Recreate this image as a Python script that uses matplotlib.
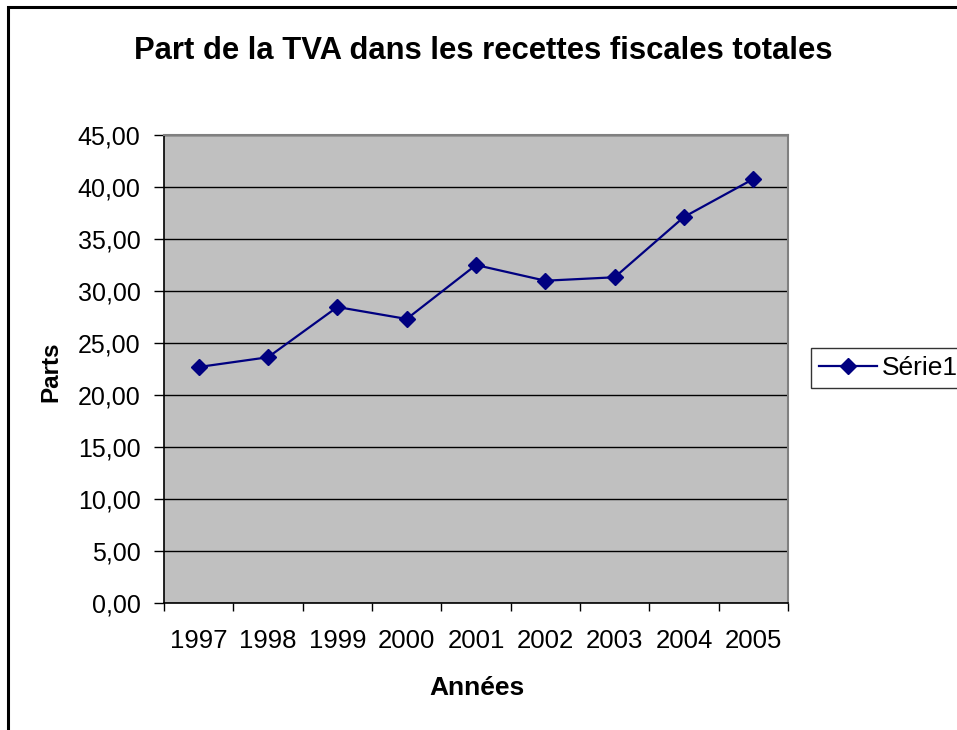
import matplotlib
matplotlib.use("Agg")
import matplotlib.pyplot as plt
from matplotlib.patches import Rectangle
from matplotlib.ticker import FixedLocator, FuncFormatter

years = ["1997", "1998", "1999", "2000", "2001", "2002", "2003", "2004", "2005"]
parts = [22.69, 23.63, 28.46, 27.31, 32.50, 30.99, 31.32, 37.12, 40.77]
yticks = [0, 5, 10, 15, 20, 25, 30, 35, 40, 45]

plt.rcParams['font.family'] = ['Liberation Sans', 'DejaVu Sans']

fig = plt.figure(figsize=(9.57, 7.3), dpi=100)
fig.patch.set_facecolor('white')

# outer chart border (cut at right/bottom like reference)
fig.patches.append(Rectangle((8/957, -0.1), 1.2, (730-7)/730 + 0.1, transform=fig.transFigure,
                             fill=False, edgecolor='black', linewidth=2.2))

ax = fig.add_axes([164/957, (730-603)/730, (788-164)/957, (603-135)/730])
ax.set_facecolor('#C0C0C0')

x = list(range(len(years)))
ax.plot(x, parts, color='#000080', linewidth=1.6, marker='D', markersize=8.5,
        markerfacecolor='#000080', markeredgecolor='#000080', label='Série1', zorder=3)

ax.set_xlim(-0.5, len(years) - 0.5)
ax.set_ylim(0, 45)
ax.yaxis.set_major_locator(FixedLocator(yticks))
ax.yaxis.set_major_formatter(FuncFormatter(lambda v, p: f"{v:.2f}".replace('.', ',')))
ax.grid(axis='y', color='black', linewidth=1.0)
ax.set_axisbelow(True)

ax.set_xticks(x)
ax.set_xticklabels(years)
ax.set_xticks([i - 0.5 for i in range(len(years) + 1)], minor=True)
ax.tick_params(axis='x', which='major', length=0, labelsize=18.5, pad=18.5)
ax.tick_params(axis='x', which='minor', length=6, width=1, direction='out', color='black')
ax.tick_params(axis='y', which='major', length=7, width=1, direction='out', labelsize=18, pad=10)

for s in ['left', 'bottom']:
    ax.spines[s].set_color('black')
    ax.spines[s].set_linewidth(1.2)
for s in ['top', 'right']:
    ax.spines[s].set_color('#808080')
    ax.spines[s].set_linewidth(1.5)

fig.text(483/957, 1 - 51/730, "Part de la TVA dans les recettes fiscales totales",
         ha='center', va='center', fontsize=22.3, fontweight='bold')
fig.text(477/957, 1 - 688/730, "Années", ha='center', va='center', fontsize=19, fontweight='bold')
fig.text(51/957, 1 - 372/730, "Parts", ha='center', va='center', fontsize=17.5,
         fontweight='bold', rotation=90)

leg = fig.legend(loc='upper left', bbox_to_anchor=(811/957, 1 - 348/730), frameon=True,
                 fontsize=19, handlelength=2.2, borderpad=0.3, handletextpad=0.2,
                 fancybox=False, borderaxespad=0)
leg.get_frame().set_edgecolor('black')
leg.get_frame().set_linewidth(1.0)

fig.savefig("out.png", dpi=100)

● WHAT TO DO
Pictures stay out. Print the data exactly, from its first line through the line containing "ax.set_facecolor('#C0C0C0')".

● RIGHT ANSWER
Recreate this image as a Python script that uses matplotlib.
import matplotlib
matplotlib.use("Agg")
import matplotlib.pyplot as plt
from matplotlib.patches import Rectangle
from matplotlib.ticker import FixedLocator, FuncFormatter

years = ["1997", "1998", "1999", "2000", "2001", "2002", "2003", "2004", "2005"]
parts = [22.69, 23.63, 28.46, 27.31, 32.50, 30.99, 31.32, 37.12, 40.77]
yticks = [0, 5, 10, 15, 20, 25, 30, 35, 40, 45]

plt.rcParams['font.family'] = ['Liberation Sans', 'DejaVu Sans']

fig = plt.figure(figsize=(9.57, 7.3), dpi=100)
fig.patch.set_facecolor('white')

# outer chart border (cut at right/bottom like reference)
fig.patches.append(Rectangle((8/957, -0.1), 1.2, (730-7)/730 + 0.1, transform=fig.transFigure,
                             fill=False, edgecolor='black', linewidth=2.2))

ax = fig.add_axes([164/957, (730-603)/730, (788-164)/957, (603-135)/730])
ax.set_facecolor('#C0C0C0')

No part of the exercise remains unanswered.